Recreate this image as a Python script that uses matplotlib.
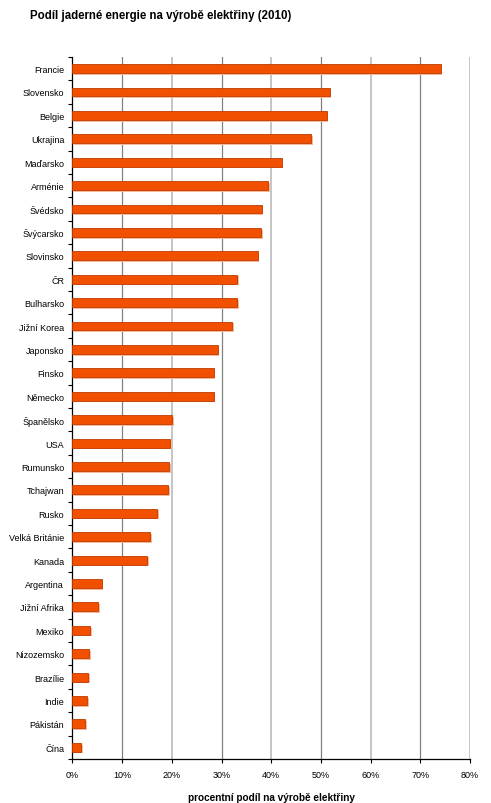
"""Horizontal bar chart: share of nuclear energy in electricity production (2010)."""
import matplotlib
matplotlib.use("Agg")
import matplotlib.pyplot as plt
import matplotlib.patheffects as pe
from matplotlib.ticker import FixedLocator

plt.rcParams['font.family'] = ['Liberation Sans', 'DejaVu Sans']

# data, top to bottom as in the picture
countries = ["Francie", "Slovensko", "Belgie", "Ukrajina", "Maďarsko", "Arménie",
             "Švédsko", "Švýcarsko", "Slovinsko", "ČR", "Bulharsko", "Jižní Korea",
             "Japonsko", "Finsko", "Německo", "Španělsko", "USA", "Rumunsko",
             "Tchajwan", "Rusko", "Velká Británie", "Kanada", "Argentina",
             "Jižní Afrika", "Mexiko", "Nizozemsko", "Brazílie", "Indie",
             "Pákistán", "Čína"]
shares = [74.1, 51.8, 51.2, 48.1, 42.1, 39.4,
          38.1, 38.0, 37.3, 33.1, 33.1, 32.2,
          29.2, 28.4, 28.4, 20.1, 19.6, 19.5,
          19.3, 17.1, 15.7, 15.1, 5.9,
          5.2, 3.6, 3.4, 3.1, 2.9,
          2.6, 1.8]
x_ticks = [0, 10, 20, 30, 40, 50, 60, 70, 80]

fig = plt.figure(figsize=(4.91, 8.04), dpi=100)
ax = fig.add_axes([0.1476, 0.0547, 0.957 - 0.1476, 0.928 - 0.0547])

ypos = list(range(len(countries)))
bars = ax.barh(ypos, shares, height=0.38, color="#f05000", edgecolor="#c03c00",
               linewidth=0.6, zorder=3)
for b in bars:
    b.set_path_effects([pe.SimplePatchShadow(offset=(1.2, -1.2),
                                             shadow_rgbFace="#f8b898", alpha=1.0),
                        pe.Normal()])

ax.set_xlim(0, 80)
ax.set_ylim(len(countries) - 0.5, -0.5)

# alternating dark / light vertical grid lines
for i, t in enumerate(x_ticks[1:]):
    col = "#808080" if i % 2 == 0 else "#c0c0c0"
    lw = 0.9 if i % 2 == 0 else 1.3
    ax.axvline(t, color=col, linewidth=lw, zorder=1)

ax.set_xticks(x_ticks)
ax.set_xticklabels([f"{t}%" for t in x_ticks], fontsize=6.5)
ax.set_yticks(ypos)
ax.set_yticklabels(countries, fontsize=6.5)
ax.tick_params(axis='y', length=0, pad=6)
ax.yaxis.set_minor_locator(FixedLocator([p - 0.5 for p in ypos] + [len(ypos) - 0.5]))
ax.tick_params(axis='y', which='minor', length=3, width=0.8, color="black")
ax.tick_params(axis='x', length=3, width=0.8, pad=5)

for side in ("top", "right"):
    ax.spines[side].set_visible(False)
ax.spines["left"].set_linewidth(0.9)
ax.spines["bottom"].set_linewidth(0.9)

ax.set_xlabel("procentní podíl na výrobě elektřiny", fontsize=7.2,
              fontweight="bold", labelpad=9)
fig.text(0.061, 0.987, "Podíl jaderné energie na výrobě elektřiny (2010)",
         fontsize=8.3, fontweight="bold", va="top", ha="left")

fig.savefig("out.png", dpi=100)
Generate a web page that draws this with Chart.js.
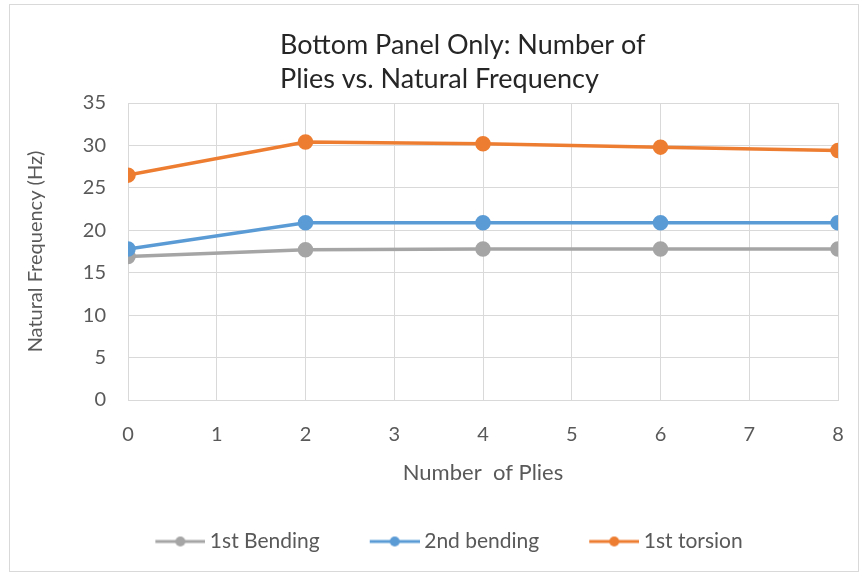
<!DOCTYPE html>
<html>
<head>
<meta charset="utf-8">
<script src="https://cdn.jsdelivr.net/npm/chart.js"></script>
<style>
  html, body { margin: 0; padding: 0; background: #fff; }
  #wrap { position: relative; width: 860px; height: 578px; }
</style>
</head>
<body>
<div id="wrap"><canvas id="graficoPlies" width="860" height="578"></canvas></div>
<script>
  // numero de capas y frecuencias naturales (Hz)
  const plies = [0, 2, 4, 6, 8];
  const firstBending = [16.9, 17.7, 17.8, 17.8, 17.8];
  const secondBending = [17.8, 20.9, 20.9, 20.9, 20.9];
  const firstTorsion = [26.5, 30.4, 30.2, 29.8, 29.4];

  const seriesNames = ['1st Bending', '2nd bending', '1st torsion'];
  const seriesColors = ['#a5a5a5', '#5b9bd5', '#ed7d31'];
  const titleLines = ['Bottom Panel Only: Number of', 'Plies vs. Natural Frequency'];

  const FONT = 'Lato, "Open Sans", sans-serif';
  const GREY_TEXT = '#595959';

  // icono de leyenda: linea con punto (un poco mas ancho que la caja para pegar el texto)
  function legendIcon(color) {
    const c = document.createElement('canvas');
    c.width = 96; c.height = 14;
    const ctx = c.getContext('2d');
    ctx.strokeStyle = color;
    ctx.lineWidth = 3;
    ctx.beginPath();
    ctx.moveTo(46, 7);
    ctx.lineTo(96, 7);
    ctx.stroke();
    ctx.fillStyle = color;
    ctx.beginPath();
    ctx.arc(71, 7, 5, 0, Math.PI * 2);
    ctx.fill();
    return c;
  }

  const seriesData = [firstBending, secondBending, firstTorsion];
  const datasets = seriesData.map((vals, i) => ({
    label: seriesNames[i],
    data: plies.map((p, j) => ({ x: p, y: vals[j] })),
    borderColor: seriesColors[i],
    backgroundColor: seriesColors[i],
    borderWidth: 3.5,
    pointRadius: 6,
    pointHoverRadius: 6,
    tension: 0,
    order: seriesData.length - i
  }));

  const fondo = {
    id: 'fondo',
    beforeDraw(chart) {
      const ctx = chart.ctx;
      ctx.save();
      ctx.fillStyle = '#fff';
      ctx.fillRect(0, 0, chart.width, chart.height);
      ctx.strokeStyle = '#d9d9d9';
      ctx.lineWidth = 1;
      ctx.strokeRect(9.5, 4.5, 849, 567);
      ctx.restore();
    }
  };

  const tituloIzq = {
    id: 'tituloIzq',
    afterDraw(chart) {
      const ctx = chart.ctx;
      ctx.save();
      ctx.fillStyle = '#262626';
      ctx.font = '27px ' + FONT;
      ctx.textBaseline = 'alphabetic';
      ctx.textAlign = 'left';
      titleLines.forEach((t, i) => ctx.fillText(t, 280, 54 + i * 34));
      ctx.restore();
    }
  };

  new Chart(document.getElementById('graficoPlies'), {
    type: 'line',
    data: { datasets },
    plugins: [fondo, tituloIzq],
    options: {
      responsive: false,
      animation: false,
      events: [],
      layout: { padding: { top: 103, left: 20, right: 22, bottom: 16 } },
      plugins: {
        title: { display: false },
        tooltip: { enabled: false },
        legend: {
          position: 'bottom',
          labels: {
            usePointStyle: true,
            pointStyleWidth: 84,
            padding: 10,
            color: GREY_TEXT,
            font: { family: FONT, size: 21 },
            generateLabels: chart => chart.data.datasets.map((d, i) => ({
              text: d.label,
              fillStyle: seriesColors[i],
              strokeStyle: seriesColors[i],
              lineWidth: 0,
              pointStyle: legendIcon(seriesColors[i]),
              fontColor: GREY_TEXT,
              hidden: false,
              datasetIndex: i
            }))
          }
        }
      },
      scales: {
        x: {
          type: 'linear',
          min: 0,
          max: 8,
          ticks: {
            stepSize: 1,
            padding: 23,
            color: GREY_TEXT,
            font: { family: FONT, size: 20 }
          },
          grid: { color: '#d9d9d9', drawTicks: false },
          border: { color: '#d9d9d9' },
          title: {
            display: true,
            text: 'Number  of Plies',
            color: GREY_TEXT,
            font: { family: FONT, size: 22 },
            padding: { top: 0, bottom: 35 }
          },
          afterFit: s => {
            s.height = 121;
            s.paddingLeft = 0;
            s.paddingRight = 0;
          }
        },
        y: {
          min: 0,
          max: 35,
          ticks: {
            stepSize: 5,
            padding: 22,
            color: GREY_TEXT,
            font: { family: FONT, size: 20 }
          },
          grid: { color: '#d9d9d9', drawTicks: false },
          border: { display: false },
          title: {
            display: true,
            text: 'Natural Frequency (Hz)',
            color: GREY_TEXT,
            font: { family: FONT, size: 20 },
            padding: { top: 4, bottom: 0 }
          },
          afterFit: s => { s.width = 108; }
        }
      }
    }
  });
</script>
</body>
</html>
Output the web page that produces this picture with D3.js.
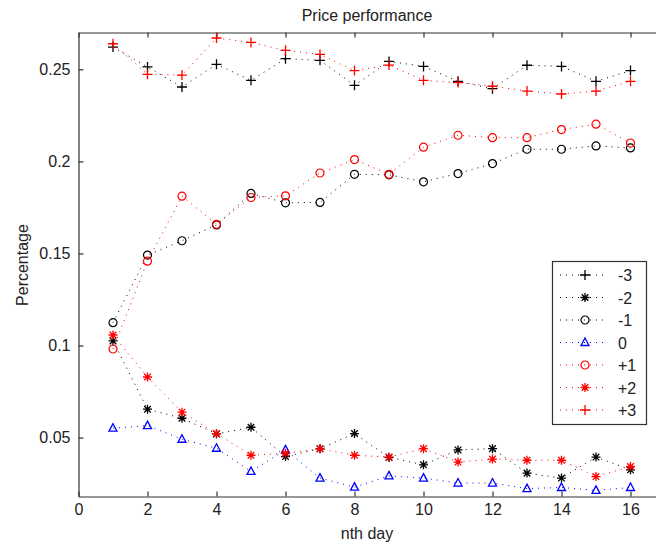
<!DOCTYPE html>
<html>
<head>
<meta charset="utf-8">
<script src="https://cdn.jsdelivr.net/npm/d3@7"></script>
<style>
  html, body { margin: 0; padding: 0; background: #fff; }
  svg { display: block; }
  text { font-family: "Liberation Sans", Arial, sans-serif; fill: #222; }
</style>
</head>
<body>
<svg id="chart" width="656" height="547"></svg>
<script>
// Day index on the x axis
const days = [1, 2, 3, 4, 5, 6, 7, 8, 9, 10, 11, 12, 13, 14, 15, 16];

// Share of price moves per offset group, by day
const minus3 = [0.2621, 0.2513, 0.2404, 0.2527, 0.2440, 0.2558, 0.2549, 0.2413, 0.2543, 0.2516, 0.2435, 0.2395, 0.2522, 0.2516, 0.2435, 0.2493];
const minus2 = [0.1025, 0.0654, 0.0605, 0.0520, 0.0556, 0.0397, 0.0439, 0.0522, 0.0392, 0.0352, 0.0433, 0.0440, 0.0307, 0.0280, 0.0394, 0.0325];
const minus1 = [0.1124, 0.1491, 0.1569, 0.1655, 0.1826, 0.1775, 0.1777, 0.1930, 0.1927, 0.1889, 0.1934, 0.1988, 0.2066, 0.2066, 0.2084, 0.2073];
const zero   = [0.0551, 0.0565, 0.0491, 0.0442, 0.0316, 0.0433, 0.0280, 0.0231, 0.0292, 0.0280, 0.0253, 0.0253, 0.0223, 0.0229, 0.0213, 0.0229];
const plus1  = [0.0981, 0.1458, 0.1811, 0.1658, 0.1804, 0.1813, 0.1937, 0.2010, 0.1930, 0.2077, 0.2142, 0.2129, 0.2129, 0.2173, 0.2202, 0.2100];
const plus2  = [0.1057, 0.0829, 0.0638, 0.0522, 0.0404, 0.0415, 0.0439, 0.0404, 0.0394, 0.0440, 0.0367, 0.0383, 0.0377, 0.0377, 0.0288, 0.0343];
const plus3  = [0.2639, 0.2473, 0.2469, 0.2670, 0.2646, 0.2603, 0.2581, 0.2493, 0.2523, 0.2440, 0.2428, 0.2408, 0.2382, 0.2366, 0.2382, 0.2435];

const seriesNames = ["-3", "-2", "-1", "0", "+1", "+2", "+3"];
const seriesValues = [minus3, minus2, minus1, zero, plus1, plus2, plus3];
const seriesColors = ["#000000", "#000000", "#000000", "#0000ff", "#ff0000", "#ff0000", "#ff0000"];
const seriesMarkers = ["plus", "star", "circle", "triangle", "circle", "star", "plus"];

const xTicks = [0, 2, 4, 6, 8, 10, 12, 14, 16];
const yTicks = [0.05, 0.1, 0.15, 0.2, 0.25];
const yTickLabels = ["0.05", "0.1", "0.15", "0.2", "0.25"];

const titleText = "Price performance";
const xLabelText = "nth day";
const yLabelText = "Percentage";

const svg = d3.select("#chart");

const plotLeft = 78.5, plotTop = 32.5, plotBottom = 496.5;
const x = d3.scaleLinear().domain([0, 18]).range([plotLeft, plotLeft + 18 * 34.5]);
const y = d3.scaleLinear().domain([0.018, 0.27]).range([plotBottom, plotTop]);

const axisColor = "#333";
const fontSize = 16;

// Axes with inward ticks (bottom, top and left sides of the box)
const gx = svg.append("g").attr("transform", `translate(0,${plotBottom})`)
  .call(d3.axisBottom(x).tickValues(xTicks).tickSizeInner(-5).tickSizeOuter(0).tickPadding(7).tickFormat(d3.format("d")));
const gxTop = svg.append("g").attr("transform", `translate(0,${plotTop})`)
  .call(d3.axisTop(x).tickValues(xTicks).tickSizeInner(-5).tickSizeOuter(0).tickFormat(""));
const gy = svg.append("g").attr("transform", `translate(${plotLeft},0)`)
  .call(d3.axisLeft(y).tickValues(yTicks).tickSizeInner(-5).tickSizeOuter(0).tickPadding(8)
    .tickFormat((d, i) => yTickLabels[i]));

[gx, gxTop, gy].forEach(g => {
  g.select(".domain").attr("stroke", axisColor).attr("stroke-width", 1.2);
  g.selectAll(".tick line").attr("stroke", axisColor).attr("stroke-width", 1.2);
  g.selectAll(".tick text").attr("font-size", fontSize).attr("fill", "#222")
    .attr("font-family", "Liberation Sans, Arial, sans-serif");
});

// Marker shapes
function drawMarker(g, kind, color) {
  if (kind === "plus") {
    g.append("path").attr("d", "M-5,0H5M0,-5V5")
      .attr("stroke", color).attr("stroke-width", 1.3).attr("fill", "none");
  } else if (kind === "star") {
    g.append("path").attr("d", "M-4.5,0H4.5M0,-4.5V4.5M-3.3,-3.3L3.3,3.3M-3.3,3.3L3.3,-3.3")
      .attr("stroke", color).attr("stroke-width", 1.3).attr("fill", "none");
  } else if (kind === "circle") {
    g.append("circle").attr("r", 4)
      .attr("stroke", color).attr("stroke-width", 1.2).attr("fill", "none");
  } else if (kind === "triangle") {
    g.append("path").attr("d", "M0,-4.5L4,3L-4,3Z")
      .attr("stroke", color).attr("stroke-width", 1.3).attr("fill", "none");
  }
}

const line = d3.line().x((d, i) => x(days[i])).y(d => y(d));

const plotLayer = svg.append("g");
seriesValues.forEach((vals, s) => {
  const g = plotLayer.append("g");
  g.append("path").datum(vals)
    .attr("d", line)
    .attr("fill", "none")
    .attr("stroke", seriesColors[s])
    .attr("stroke-width", 1)
    .attr("stroke-dasharray", "1 5");
  vals.forEach((v, i) => {
    const m = g.append("g").attr("transform", `translate(${x(days[i])},${y(v)})`);
    drawMarker(m, seriesMarkers[s], seriesColors[s]);
  });
});

// Title and axis labels
svg.append("text").attr("x", 367).attr("y", 21).attr("text-anchor", "middle")
  .attr("font-size", fontSize).text(titleText);
svg.append("text").attr("x", 367).attr("y", 539).attr("text-anchor", "middle")
  .attr("font-size", fontSize).text(xLabelText);
svg.append("text").attr("transform", "translate(28,265) rotate(-90)").attr("text-anchor", "middle")
  .attr("font-size", fontSize).text(yLabelText);

// Legend
const legend = svg.append("g").attr("transform", "translate(552,261)");
legend.append("rect").attr("x", 0.5).attr("y", 0.5).attr("width", 94).attr("height", 163)
  .attr("fill", "#fff").attr("stroke", axisColor).attr("stroke-width", 1.2);
seriesNames.forEach((name, s) => {
  const row = legend.append("g").attr("transform", `translate(0,${14 + s * 22.5})`);
  row.append("line").attr("x1", 8).attr("x2", 56).attr("y1", 0).attr("y2", 0)
    .attr("stroke", seriesColors[s]).attr("stroke-width", 1).attr("stroke-dasharray", "1 5");
  const m = row.append("g").attr("transform", "translate(33,0)");
  drawMarker(m, seriesMarkers[s], seriesColors[s]);
  row.append("text").attr("x", 66).attr("y", 6).attr("font-size", fontSize).text(name);
});
</script>
</body>
</html>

◇ ◇ ◇

» The exercise:
Begin with the line that contains "Generate a web" and end with the line that contains "const firstTorsion = [26.5, 30.4, 30.2, 29.8, 29.4];"; write out both and all lines between exactly, but no pictures.

» Full response:
Generate a web page that draws this with Chart.js.
<!DOCTYPE html>
<html>
<head>
<meta charset="utf-8">
<script src="https://cdn.jsdelivr.net/npm/chart.js"></script>
<style>
  html, body { margin: 0; padding: 0; background: #fff; }
  #wrap { position: relative; width: 860px; height: 578px; }
</style>
</head>
<body>
<div id="wrap"><canvas id="graficoPlies" width="860" height="578"></canvas></div>
<script>
  // numero de capas y frecuencias naturales (Hz)
  const plies = [0, 2, 4, 6, 8];
  const firstBending = [16.9, 17.7, 17.8, 17.8, 17.8];
  const secondBending = [17.8, 20.9, 20.9, 20.9, 20.9];
  const firstTorsion = [26.5, 30.4, 30.2, 29.8, 29.4];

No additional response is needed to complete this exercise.